Hay también dos grandes enemigos de la imaginación creadora, y se han recompuesto de manera alarmante en los últimos años. Hablo de la moral y de la razón. La primera desea que todo lo que obtenga prestigio social, todo lo que se consuma, incluidos los productos de la cultura erudita y del arte, promueva ciertos valores que considera deseables. Y no hablo acá de religión, sino de corrección política. La mejor obra de Asturias tiene como centro el delirio y el riesgo. Pocas ideas de pacotilla podrán sacar de ella los nuevos inquisidores. Nada de «El universo conspira para que seas feliz», o «El amor está al alcance de la mano si sabemos ver». Y no me refiero a los libros de autoayuda, sino a textos cuyos autores son vendidos como profundos y a veces hasta como transgresores.
Y, como decía, está la razón. Solo parece válido el pensamiento organizado y sistemático. Se eleva el concepto a una categoría mayor dejando de lado los riesgos lingüísticos y estructurales, la imaginación y el desenfado. Solo se aprecia lo que se entiende. Por eso la mayoría de los libros que están de moda hoy en las librerías, los que ganan premios, los que son calificados como los futuros clásicos (acá cabría un emoji socarrón) son lineales y ligeros y dejan de lado aquellos logros y aquella ambición de todas las Vanguardias del siglo XX. Se pasan por el arco del triunfo un siglo entero, pues; y se instalan en la mejor tradición del siglo XIX.
Y es que es difícil leer a Miguel Ángel Asturias desde esas perspectivas, entre otras cosas, porque su obra se ubica en la zona de la libertad. Poco tiene que ver con la razón. Puesto que nuestro escritor, luego de superar algunas taras clasistas que plasmó en su tristemente célebre tesis, comprendió que era un ciudadano mesoamericano que provenía de una tradición muy rica pero soterrada durante siglos. Así participó en la traducción de los textos indígenas, se interesó por la historia de Guatemala y recordó los relatos que había escuchado de niño en un pueblo llamado Salamá.

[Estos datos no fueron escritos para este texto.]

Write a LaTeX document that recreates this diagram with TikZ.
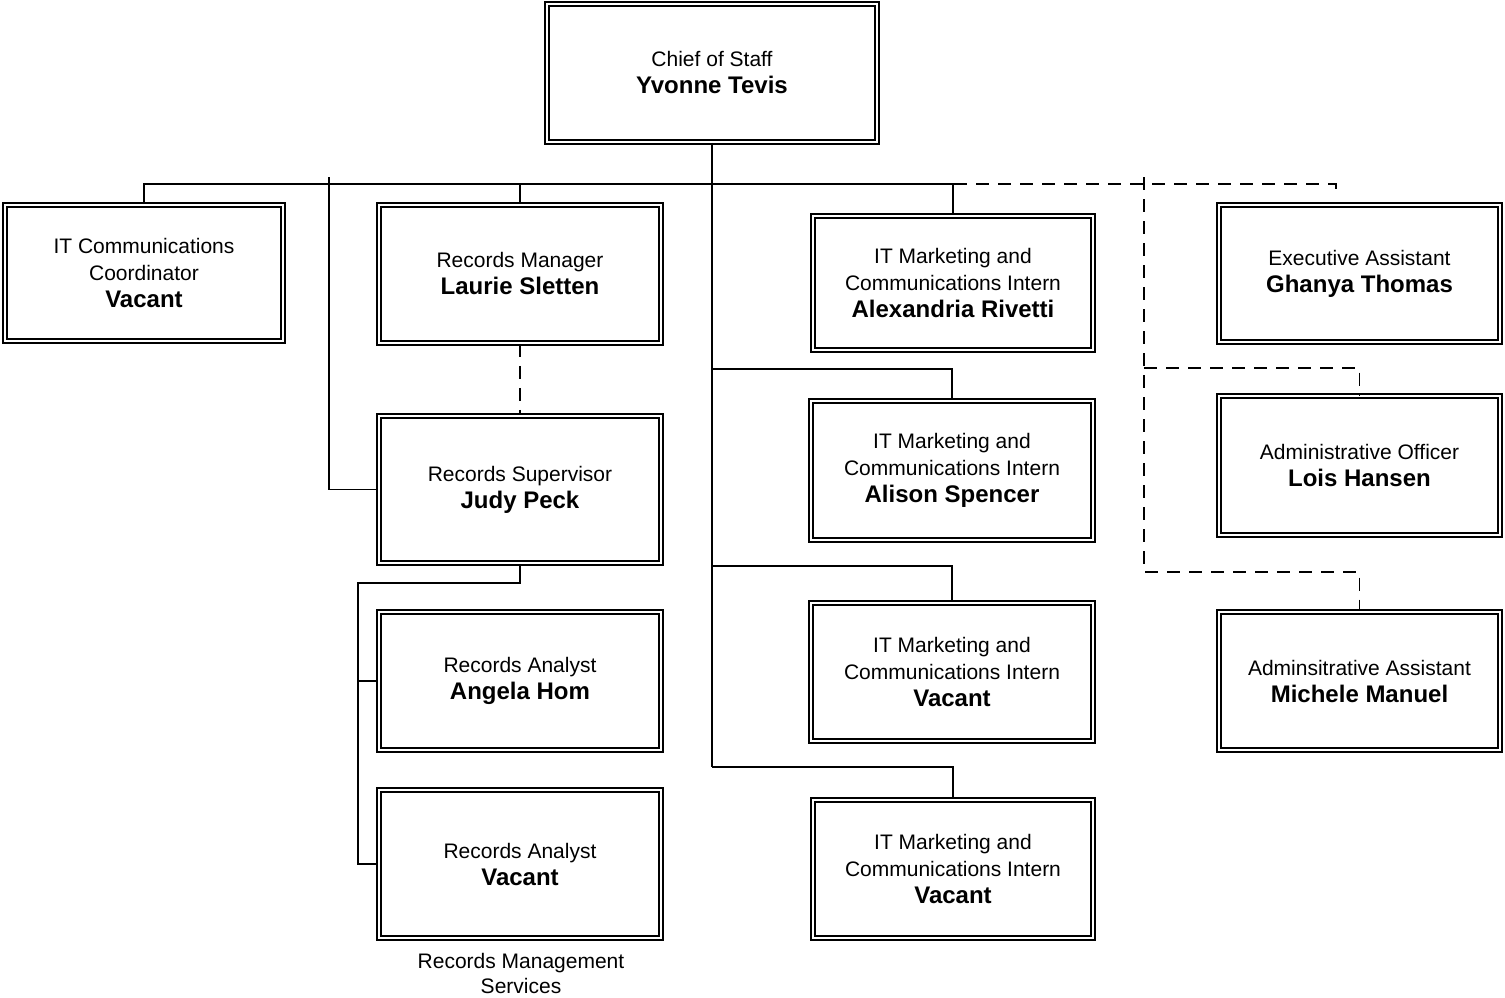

De ahí en adelante, Asturias construyó una de las obras más radicales de cuantas se han escrito en Guatemala porque lo que hace es utilizar los recursos retóricos (por ejemplo, las reiteraciones) de las estéticas precolombinas y encajarlos en un discurso plenamente vanguardista. Las imágenes de los textos indígenas del siglo XV gozaban de una libertad expresiva que la literatura occidental solo alcanzó con el advenimiento del surrealismo en pleno siglo XX. La explicación es simple: Europa primero fue lastrada por la moral y luego por la razón (como nos está pasando en este desdichado tiempo). Asturias comprendió bastante bien esta disyuntiva, pero también la potencial confluencia. Así que su obra es una reivindicación de ese lenguaje que permaneció en la sombra durante siglos y al que en sus relatos y novelas intentó, de una manera poética y deslumbrante, dar continuidad.
Leyendas de Guatemala, Hombres de maíz, Mulata de Tal, entre otros, e incluso fragmentos enteros de sus libros más convencionales, son luminosos ejemplos de esta gran empresa creadora.

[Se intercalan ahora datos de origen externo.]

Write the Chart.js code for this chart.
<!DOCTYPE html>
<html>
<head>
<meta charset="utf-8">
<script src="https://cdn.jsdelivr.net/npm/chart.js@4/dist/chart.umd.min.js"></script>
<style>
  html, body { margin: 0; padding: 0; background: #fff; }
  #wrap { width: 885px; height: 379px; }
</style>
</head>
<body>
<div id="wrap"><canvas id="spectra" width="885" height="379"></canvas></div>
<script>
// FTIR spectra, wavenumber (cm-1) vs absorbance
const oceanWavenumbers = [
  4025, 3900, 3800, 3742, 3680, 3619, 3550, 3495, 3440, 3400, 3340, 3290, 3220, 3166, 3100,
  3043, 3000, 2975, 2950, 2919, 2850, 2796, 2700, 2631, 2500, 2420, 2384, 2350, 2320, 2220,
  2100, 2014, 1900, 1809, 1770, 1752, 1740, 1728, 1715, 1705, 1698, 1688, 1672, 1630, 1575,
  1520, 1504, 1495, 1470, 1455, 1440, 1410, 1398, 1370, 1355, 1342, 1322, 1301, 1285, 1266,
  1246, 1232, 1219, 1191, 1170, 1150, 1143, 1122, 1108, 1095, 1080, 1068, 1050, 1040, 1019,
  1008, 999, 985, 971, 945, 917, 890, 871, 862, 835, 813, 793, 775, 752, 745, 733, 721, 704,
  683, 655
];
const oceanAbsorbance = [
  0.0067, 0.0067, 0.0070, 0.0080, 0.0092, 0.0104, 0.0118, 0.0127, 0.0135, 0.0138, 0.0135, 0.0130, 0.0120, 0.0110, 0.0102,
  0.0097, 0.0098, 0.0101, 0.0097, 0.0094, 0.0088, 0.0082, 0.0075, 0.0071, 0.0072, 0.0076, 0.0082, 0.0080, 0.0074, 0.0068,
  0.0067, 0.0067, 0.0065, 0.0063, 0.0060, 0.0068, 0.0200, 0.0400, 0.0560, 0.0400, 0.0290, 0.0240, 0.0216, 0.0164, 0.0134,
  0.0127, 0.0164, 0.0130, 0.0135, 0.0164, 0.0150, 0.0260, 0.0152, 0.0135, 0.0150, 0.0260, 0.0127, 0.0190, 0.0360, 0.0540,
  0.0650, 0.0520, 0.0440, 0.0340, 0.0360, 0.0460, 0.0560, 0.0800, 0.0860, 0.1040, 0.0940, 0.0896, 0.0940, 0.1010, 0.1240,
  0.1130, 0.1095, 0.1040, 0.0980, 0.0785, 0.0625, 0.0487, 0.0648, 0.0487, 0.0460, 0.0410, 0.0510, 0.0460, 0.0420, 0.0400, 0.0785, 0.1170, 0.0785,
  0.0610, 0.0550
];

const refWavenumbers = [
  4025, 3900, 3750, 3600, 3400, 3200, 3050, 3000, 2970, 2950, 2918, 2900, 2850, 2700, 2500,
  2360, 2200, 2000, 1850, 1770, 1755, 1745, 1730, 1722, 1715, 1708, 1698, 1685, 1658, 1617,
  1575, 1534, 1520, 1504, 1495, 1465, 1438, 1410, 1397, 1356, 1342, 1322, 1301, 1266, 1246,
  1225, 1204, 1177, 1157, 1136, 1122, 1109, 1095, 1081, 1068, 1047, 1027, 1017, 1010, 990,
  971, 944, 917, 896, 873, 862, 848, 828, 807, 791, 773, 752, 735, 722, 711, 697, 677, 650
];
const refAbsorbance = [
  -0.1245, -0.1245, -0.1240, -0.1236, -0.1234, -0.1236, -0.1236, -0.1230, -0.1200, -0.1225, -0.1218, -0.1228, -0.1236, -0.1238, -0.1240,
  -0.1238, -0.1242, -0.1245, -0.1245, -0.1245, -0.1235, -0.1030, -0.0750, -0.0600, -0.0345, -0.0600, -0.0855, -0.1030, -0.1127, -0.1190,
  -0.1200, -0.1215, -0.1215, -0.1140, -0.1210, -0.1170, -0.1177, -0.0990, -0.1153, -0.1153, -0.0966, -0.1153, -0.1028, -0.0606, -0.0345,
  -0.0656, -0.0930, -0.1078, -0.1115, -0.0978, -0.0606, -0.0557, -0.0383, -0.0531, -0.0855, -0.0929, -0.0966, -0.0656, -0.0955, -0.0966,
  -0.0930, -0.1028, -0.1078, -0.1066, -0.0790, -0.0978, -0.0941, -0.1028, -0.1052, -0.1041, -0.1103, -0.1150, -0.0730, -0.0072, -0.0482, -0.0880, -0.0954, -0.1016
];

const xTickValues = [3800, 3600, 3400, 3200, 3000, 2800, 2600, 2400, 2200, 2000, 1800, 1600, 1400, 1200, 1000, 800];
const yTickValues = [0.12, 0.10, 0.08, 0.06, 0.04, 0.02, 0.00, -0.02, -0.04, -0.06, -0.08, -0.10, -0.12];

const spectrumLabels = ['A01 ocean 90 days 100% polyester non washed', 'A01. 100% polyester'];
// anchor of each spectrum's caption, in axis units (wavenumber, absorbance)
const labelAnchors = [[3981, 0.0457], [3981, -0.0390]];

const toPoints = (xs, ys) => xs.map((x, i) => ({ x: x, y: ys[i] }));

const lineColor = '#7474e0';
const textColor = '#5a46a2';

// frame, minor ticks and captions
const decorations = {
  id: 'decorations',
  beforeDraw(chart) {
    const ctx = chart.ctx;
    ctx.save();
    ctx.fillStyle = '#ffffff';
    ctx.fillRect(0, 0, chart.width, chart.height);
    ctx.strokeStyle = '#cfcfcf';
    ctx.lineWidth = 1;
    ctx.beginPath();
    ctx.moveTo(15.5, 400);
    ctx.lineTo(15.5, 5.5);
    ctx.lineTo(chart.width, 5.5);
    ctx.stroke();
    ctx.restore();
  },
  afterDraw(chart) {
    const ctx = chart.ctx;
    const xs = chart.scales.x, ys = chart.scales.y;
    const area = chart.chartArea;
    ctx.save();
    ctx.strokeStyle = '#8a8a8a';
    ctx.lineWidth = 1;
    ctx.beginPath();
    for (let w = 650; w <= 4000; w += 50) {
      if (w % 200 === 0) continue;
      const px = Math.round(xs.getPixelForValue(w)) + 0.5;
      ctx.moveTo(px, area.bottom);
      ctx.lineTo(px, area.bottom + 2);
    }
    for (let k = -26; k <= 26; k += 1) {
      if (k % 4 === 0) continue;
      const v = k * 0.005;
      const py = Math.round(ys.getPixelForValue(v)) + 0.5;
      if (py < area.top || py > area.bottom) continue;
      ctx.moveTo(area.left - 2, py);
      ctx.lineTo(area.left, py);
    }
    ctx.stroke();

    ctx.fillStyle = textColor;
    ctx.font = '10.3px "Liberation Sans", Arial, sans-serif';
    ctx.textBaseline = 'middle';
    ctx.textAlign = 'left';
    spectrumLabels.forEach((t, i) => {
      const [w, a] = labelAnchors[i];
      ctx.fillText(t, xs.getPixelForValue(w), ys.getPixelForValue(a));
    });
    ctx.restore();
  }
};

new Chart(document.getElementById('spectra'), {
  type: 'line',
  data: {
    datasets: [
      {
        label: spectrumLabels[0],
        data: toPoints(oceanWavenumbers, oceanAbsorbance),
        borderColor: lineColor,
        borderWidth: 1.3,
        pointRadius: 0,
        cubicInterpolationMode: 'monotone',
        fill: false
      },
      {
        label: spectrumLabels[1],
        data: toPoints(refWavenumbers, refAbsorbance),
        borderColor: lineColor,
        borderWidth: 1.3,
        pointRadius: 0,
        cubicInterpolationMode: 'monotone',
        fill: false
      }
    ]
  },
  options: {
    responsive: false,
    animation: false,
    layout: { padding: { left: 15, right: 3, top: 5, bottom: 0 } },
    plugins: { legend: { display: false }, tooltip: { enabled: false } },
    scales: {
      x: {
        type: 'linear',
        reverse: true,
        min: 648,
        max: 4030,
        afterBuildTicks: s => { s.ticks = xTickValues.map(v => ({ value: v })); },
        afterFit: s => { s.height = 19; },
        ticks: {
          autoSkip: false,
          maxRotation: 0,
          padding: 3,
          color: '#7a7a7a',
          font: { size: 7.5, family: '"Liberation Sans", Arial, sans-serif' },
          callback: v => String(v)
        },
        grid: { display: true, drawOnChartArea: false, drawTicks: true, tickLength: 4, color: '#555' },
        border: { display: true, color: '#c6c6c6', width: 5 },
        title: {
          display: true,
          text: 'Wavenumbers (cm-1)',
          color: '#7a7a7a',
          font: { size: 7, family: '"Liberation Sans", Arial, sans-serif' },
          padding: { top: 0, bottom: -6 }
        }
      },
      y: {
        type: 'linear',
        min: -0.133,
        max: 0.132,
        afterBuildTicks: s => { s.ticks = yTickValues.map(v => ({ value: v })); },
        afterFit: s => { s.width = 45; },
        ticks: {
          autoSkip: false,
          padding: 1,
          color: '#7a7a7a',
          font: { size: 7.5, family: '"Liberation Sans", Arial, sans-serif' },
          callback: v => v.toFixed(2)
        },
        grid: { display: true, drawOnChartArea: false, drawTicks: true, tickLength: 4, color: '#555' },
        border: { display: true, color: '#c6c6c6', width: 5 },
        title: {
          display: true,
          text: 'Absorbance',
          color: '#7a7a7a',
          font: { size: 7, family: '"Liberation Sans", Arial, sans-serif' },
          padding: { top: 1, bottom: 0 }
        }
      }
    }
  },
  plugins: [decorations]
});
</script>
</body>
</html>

Pero Miguel Ángel Asturias está siendo olvidado. No se le lee, aunque se diga lo contrario. Tampoco es la solución hacer que unos pobres adolescentes tengan que tragarse El Señor Presidente en el sistema educativo. Sus libros son para lectores que ya han nacido, no para lectores en potencia. Y el problema radica en que en esta su patria los libros nunca han sido bien vistos.

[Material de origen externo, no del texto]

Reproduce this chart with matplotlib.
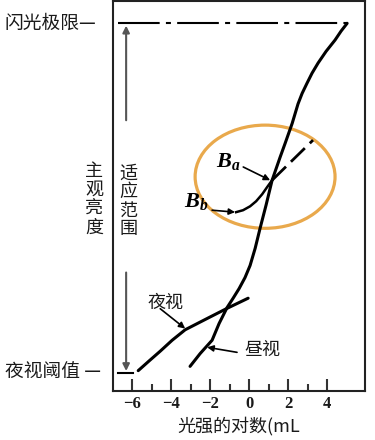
import matplotlib
matplotlib.use("Agg")
import matplotlib.pyplot as plt
from matplotlib.patches import Ellipse

plt.rcParams['font.family'] = ['Noto Sans CJK SC', 'DejaVu Sans']
plt.rcParams['mathtext.fontset'] = 'custom'
plt.rcParams['mathtext.it'] = 'Liberation Serif:bold:italic'
plt.rcParams['mathtext.rm'] = 'Liberation Serif:bold'

# photopic curve (昼视), continues up to the flash limit
day_x = [-3.03, -2.51, -1.90, -1.54, -1.13, -0.82, -0.51, -0.21, 0.05, 0.31,
         0.56, 0.87, 1.18, 1.59, 1.85, 2.21, 2.51, 2.72, 2.97, 3.23, 3.54,
         3.95, 4.41, 4.72, 5.03]
day_y = [6.2, 9.5, 12.9, 17.2, 21.3, 23.7, 26.2, 29.0, 32.1, 36.5,
         41.6, 47.6, 54.0, 59.9, 63.5, 68.6, 73.6, 76.3, 78.9, 81.5, 84.1,
         87.1, 90.0, 92.3, 94.3]

# scotopic curve (夜视)
night_x = [-5.69, -5.13, -4.56, -3.95, -3.28, -2.15, -1.13, -0.05]
night_y = [5.1, 7.6, 10.1, 12.9, 15.6, 18.5, 21.1, 23.7]

# Ba dashed extension and Bb adapted branch
ba_x = [1.18, 3.28]
ba_y = [54.0, 64.3]
bb_x = [1.18, 0.92, 0.67, 0.36, 0.05, -0.31, -0.67]
bb_y = [54.0, 52.2, 50.4, 48.6, 47.3, 46.3, 45.8]

flash_y = 94.3      # 闪光极限
thresh_y = 4.6      # 夜视阈值
xticks = [-6, -4, -2, 0, 2, 4]
minor_ticks = [-5, -3, -1, 1, 3]

fig = plt.figure(figsize=(3.75, 4.4), dpi=100)
ax = fig.add_axes([0.3005, 0.1125, 0.673, 0.885])
ax.set_xlim(-7, 5.95)
ax.set_ylim(0, 100)

dark = '#1a1a1a'
grey = '#555555'

ax.plot(day_x, day_y, color='k', lw=2.2, solid_capstyle='round',
        solid_joinstyle='round')
ax.plot(night_x, night_y, color='k', lw=2.2, solid_capstyle='round',
        solid_joinstyle='round')
ax.plot(ba_x, ba_y, color='k', lw=2.0, linestyle=(0, (7, 2.5)))
ax.plot(bb_x, bb_y, color='k', lw=1.8, solid_joinstyle='round')

# flash limit line
ax.plot([-6.72, 5.03], [flash_y, flash_y], color='k', lw=1.5,
        linestyle=(0, (20, 3, 2.4, 3)))
# threshold bar
ax.plot([-6.72, -5.95], [thresh_y, thresh_y], color='k', lw=1.5)

# adaptation range arrows
ax.annotate('', xy=(-6.31, flash_y - 0.6), xytext=(-6.31, 69.4),
            arrowprops=dict(arrowstyle='-|>', color=grey, lw=1.5,
                            mutation_scale=10, shrinkA=0, shrinkB=0))
ax.annotate('', xy=(-6.31, thresh_y + 0.4), xytext=(-6.31, 30.3),
            arrowprops=dict(arrowstyle='-|>', color=grey, lw=1.5,
                            mutation_scale=10, shrinkA=0, shrinkB=0))

ax.text(-6.2, 48.6, '\n'.join('适应范围'), fontsize=13, color=dark,
        ha='center', va='center', linespacing=1.05)
ax.text(-7.95, 49.1, '\n'.join('主观亮度'), fontsize=13, color=dark,
        ha='center', va='center', linespacing=1.05, clip_on=False)

fig.text(0.011, 1 - 23 / 440, '闪光极限—', fontsize=13.5, color=dark,
         ha='left', va='center')
fig.text(0.013, 1 - 371 / 440, '夜视阈值 —', fontsize=13.5, color=dark,
         ha='left', va='center')

arr = dict(arrowstyle='-|>', color='k', lw=1.2, mutation_scale=9,
           shrinkA=0, shrinkB=0)
ax.text(-4.31, 22.6, '夜视', fontsize=13, color=dark, ha='center', va='center')
ax.annotate('', xy=(-3.28, 15.9), xytext=(-4.56, 21.0), arrowprops=arr)
ax.text(0.67, 10.3, '昼视', fontsize=13, color=dark, ha='center', va='center')
ax.annotate('', xy=(-2.15, 11.1), xytext=(-0.62, 9.8), arrowprops=arr)

ax.text(-1.08, 59.1, '$B_a$', fontsize=16, color='k', ha='center', va='center')
ax.annotate('', xy=(1.08, 54.0), xytext=(-0.3, 57.4), arrowprops=arr)
ax.text(-2.72, 48.8, '$B_b$', fontsize=16, color='k', ha='center', va='center')
ax.annotate('', xy=(-0.72, 45.8), xytext=(-1.9, 46.3), arrowprops=arr)

ax.add_patch(Ellipse((0.82, 54.9), 7.18, 26.5, fill=False,
                     edgecolor='#E9A94C', lw=2.3))

ax.set_xticks(xticks)
ax.set_xticks(minor_ticks, minor=True)
ax.set_xticklabels(['−6', '−4', '−2', '0', '2', '4'],
                   fontfamily='Liberation Serif', fontweight='bold',
                   fontsize=12, color=dark)
ax.tick_params(axis='x', which='major', direction='in', length=8.5,
               width=1.5, color='#333333', pad=4)
ax.tick_params(axis='x', which='minor', direction='in', length=5,
               width=1.5, color='#333333')
ax.set_yticks([])
for s in ax.spines.values():
    s.set_linewidth(1.5)
    s.set_color('#222222')

ax.set_xlabel('光强的对数(mL', fontsize=13, color=dark, labelpad=3)

fig.savefig('out.png', dpi=100)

Nació, por cierto, un 19 de octubre de 1899, hace ya 121 años. Sería bueno escucharlo siempre que podamos puesto que somos los guatemaltecos quienes mejor podemos leerlo, porque además escribió con nuestras palabras y nuestro acento. Nos dice más a nosotros, nos habla más a nosotros que a un chileno o a un español. Gran artefacto para el futuro, gran espejo de resonancia el que nos legó el Gran Lengua.